Differing suits might provide a benefit, but I think that would be offset by your overall skill level.
Older swimsuits and skins increased the amount of drag on the body, which is a bad thing for competitive swimming. I noticed a big difference in drag between the speedos I wore during Masters swimming versus the light skin I wore when scuba diving. The rule then was less is more as your own skin presented less drag. << Insert obligatory "yes, I dated myself there" comment >>
Newer swimsuits / skins can present less drag than your own skin does since the material is a tighter weave. Case in point, many Olympic swimmers are now wearing full swim skins. I believe the balance now is between economics versus performance gain.

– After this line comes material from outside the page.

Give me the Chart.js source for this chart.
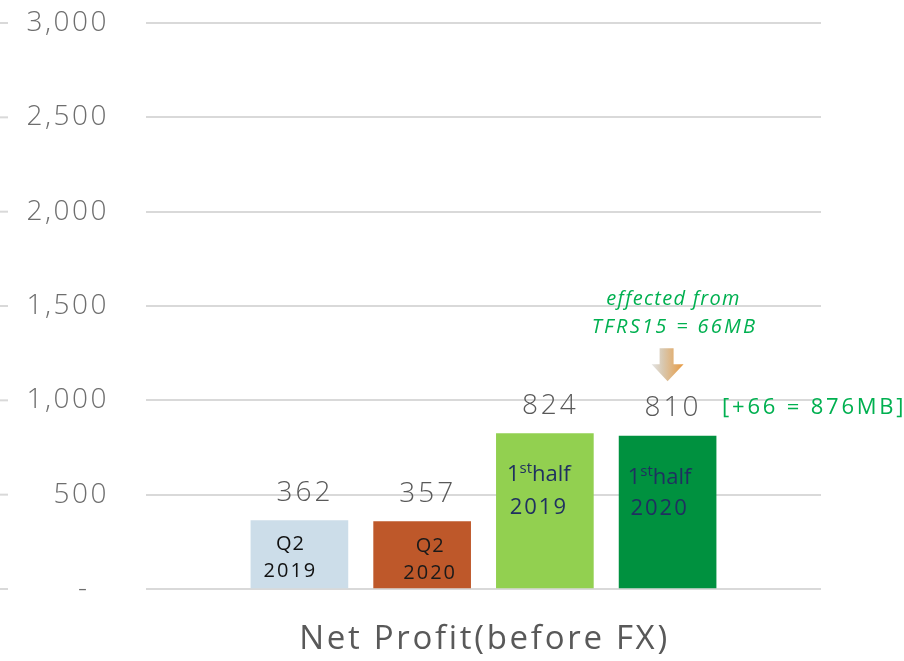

I think I would purchase suits based upon the temperature of the water you expect to be competing in. If it's a lake and you know it will be cold, having a little heavier suit will keep you warmer so you can function better. Likewise, if it will be more reasonable temperatures then I would go with a lighter suit. The focus is really upon staying warm enough that you can keep swimming.

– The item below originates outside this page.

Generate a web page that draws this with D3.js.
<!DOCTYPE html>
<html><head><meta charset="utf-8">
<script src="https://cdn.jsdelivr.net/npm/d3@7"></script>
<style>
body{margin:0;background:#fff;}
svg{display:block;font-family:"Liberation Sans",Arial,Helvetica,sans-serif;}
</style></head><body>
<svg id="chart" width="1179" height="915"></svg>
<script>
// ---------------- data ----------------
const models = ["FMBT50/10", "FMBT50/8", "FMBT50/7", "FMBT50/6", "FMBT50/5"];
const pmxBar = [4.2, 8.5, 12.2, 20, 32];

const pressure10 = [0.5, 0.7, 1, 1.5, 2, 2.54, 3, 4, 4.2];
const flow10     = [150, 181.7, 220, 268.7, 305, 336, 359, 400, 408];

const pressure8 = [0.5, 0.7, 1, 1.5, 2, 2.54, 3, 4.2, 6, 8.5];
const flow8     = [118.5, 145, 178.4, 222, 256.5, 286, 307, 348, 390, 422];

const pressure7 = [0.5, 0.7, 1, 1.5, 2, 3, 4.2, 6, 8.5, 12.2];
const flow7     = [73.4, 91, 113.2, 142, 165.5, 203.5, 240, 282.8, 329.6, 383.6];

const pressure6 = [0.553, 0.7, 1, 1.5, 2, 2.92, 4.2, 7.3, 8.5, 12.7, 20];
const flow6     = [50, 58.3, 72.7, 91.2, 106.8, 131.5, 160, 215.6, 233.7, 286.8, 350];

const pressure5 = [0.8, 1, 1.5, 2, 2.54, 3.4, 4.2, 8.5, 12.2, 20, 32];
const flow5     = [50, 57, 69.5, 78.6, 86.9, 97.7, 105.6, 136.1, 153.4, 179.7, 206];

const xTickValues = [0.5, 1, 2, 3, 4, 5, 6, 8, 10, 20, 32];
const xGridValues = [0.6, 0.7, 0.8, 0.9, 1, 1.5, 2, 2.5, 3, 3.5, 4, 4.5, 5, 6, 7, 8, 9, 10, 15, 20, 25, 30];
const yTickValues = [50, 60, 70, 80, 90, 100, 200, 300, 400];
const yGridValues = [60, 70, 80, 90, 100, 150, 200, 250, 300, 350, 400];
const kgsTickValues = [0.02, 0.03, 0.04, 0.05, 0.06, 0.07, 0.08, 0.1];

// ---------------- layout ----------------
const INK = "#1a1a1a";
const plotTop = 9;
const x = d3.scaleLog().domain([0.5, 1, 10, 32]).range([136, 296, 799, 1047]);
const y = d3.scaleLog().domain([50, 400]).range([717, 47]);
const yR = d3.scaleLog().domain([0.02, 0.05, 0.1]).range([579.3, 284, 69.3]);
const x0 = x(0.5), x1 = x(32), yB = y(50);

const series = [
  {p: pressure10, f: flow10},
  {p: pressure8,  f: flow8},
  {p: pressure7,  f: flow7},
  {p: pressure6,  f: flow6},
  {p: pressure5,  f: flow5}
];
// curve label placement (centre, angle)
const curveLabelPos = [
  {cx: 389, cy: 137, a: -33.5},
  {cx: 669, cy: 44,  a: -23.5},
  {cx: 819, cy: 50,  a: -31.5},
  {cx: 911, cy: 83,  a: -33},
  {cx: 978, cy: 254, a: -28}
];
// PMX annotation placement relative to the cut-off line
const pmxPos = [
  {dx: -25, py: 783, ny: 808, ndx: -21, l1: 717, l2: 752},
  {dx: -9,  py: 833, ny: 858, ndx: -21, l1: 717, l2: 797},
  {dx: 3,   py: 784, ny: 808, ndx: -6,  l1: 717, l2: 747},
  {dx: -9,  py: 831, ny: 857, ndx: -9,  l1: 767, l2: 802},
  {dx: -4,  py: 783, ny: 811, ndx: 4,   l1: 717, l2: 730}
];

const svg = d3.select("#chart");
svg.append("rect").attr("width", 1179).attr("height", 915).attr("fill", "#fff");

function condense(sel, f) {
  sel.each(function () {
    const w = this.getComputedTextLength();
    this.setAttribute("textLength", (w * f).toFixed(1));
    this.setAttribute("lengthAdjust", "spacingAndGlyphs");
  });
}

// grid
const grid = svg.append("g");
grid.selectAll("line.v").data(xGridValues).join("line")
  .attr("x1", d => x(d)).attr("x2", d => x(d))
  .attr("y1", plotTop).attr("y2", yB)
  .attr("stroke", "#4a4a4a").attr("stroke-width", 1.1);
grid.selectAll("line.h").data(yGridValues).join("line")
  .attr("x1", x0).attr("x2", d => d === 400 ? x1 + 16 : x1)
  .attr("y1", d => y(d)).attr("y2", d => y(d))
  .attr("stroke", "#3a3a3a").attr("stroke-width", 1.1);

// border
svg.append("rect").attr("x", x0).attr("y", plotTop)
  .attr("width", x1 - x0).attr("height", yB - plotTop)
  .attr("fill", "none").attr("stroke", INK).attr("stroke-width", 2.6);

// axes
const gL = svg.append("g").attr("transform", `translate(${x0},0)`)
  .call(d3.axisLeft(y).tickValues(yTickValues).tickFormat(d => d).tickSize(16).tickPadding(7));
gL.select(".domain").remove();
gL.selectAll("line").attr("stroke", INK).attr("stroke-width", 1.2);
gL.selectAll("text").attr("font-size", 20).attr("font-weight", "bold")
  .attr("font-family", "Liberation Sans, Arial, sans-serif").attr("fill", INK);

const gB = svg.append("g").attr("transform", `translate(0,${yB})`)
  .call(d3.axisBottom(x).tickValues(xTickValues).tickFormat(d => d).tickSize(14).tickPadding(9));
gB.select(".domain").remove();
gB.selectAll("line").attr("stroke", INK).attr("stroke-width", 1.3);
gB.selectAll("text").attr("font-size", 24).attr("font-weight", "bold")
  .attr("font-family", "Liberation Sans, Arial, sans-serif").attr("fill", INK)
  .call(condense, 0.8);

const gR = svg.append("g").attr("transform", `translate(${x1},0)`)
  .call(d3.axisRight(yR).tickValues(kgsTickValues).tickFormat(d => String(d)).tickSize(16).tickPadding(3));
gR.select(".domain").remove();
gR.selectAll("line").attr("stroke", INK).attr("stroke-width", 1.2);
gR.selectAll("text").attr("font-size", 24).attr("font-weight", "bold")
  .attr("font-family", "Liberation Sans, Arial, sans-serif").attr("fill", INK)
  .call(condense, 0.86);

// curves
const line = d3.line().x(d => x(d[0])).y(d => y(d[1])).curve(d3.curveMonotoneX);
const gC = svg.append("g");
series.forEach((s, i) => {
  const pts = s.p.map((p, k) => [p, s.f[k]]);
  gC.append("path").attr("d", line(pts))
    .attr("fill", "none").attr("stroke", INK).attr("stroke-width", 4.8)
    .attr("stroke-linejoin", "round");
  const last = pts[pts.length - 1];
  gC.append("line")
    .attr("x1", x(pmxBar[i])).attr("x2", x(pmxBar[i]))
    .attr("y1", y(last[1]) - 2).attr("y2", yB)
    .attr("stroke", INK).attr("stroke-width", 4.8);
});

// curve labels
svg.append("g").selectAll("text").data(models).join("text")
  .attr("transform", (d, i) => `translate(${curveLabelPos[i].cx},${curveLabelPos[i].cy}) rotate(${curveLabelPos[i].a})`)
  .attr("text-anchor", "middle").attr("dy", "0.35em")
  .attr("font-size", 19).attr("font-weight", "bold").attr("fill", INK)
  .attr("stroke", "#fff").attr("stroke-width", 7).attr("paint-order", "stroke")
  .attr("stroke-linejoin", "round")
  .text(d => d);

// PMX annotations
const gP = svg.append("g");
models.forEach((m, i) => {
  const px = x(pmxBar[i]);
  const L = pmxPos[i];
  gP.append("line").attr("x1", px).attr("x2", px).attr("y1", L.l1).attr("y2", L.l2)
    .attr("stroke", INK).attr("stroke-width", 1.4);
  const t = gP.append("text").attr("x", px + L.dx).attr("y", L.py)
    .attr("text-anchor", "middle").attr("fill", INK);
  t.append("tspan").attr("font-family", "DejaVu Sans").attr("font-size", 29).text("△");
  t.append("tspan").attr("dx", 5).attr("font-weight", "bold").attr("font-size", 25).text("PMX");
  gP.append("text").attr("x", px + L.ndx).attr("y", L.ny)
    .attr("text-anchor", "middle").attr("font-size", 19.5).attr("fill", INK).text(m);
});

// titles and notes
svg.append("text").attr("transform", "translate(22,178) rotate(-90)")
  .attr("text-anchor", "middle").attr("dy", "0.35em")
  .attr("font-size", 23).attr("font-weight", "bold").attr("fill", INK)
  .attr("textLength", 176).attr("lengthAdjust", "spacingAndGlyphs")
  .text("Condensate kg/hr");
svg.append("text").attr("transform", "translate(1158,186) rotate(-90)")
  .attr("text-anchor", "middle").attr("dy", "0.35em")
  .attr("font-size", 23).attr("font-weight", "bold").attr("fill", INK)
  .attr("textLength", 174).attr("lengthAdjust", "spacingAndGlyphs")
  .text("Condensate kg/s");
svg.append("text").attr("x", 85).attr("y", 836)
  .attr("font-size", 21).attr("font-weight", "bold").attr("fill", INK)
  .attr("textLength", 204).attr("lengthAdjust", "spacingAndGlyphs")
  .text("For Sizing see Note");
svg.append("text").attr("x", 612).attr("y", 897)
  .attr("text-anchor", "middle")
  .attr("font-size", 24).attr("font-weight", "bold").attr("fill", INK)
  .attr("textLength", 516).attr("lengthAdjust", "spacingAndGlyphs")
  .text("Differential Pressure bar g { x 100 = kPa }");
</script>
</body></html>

I don't compete in triathlons, but I expect you wear the same base layer for all 3 events, so keep the other 2 events in mind when picking your swimming gear.
Finally, I would recommend just focusing on improving your overall swimming skill versus worrying about the minimal benefit that you may receive from aerodynamics. After you get to the point where you're knocking out a few miles of swimming per practice then you'll be at a point to consider differing suit types.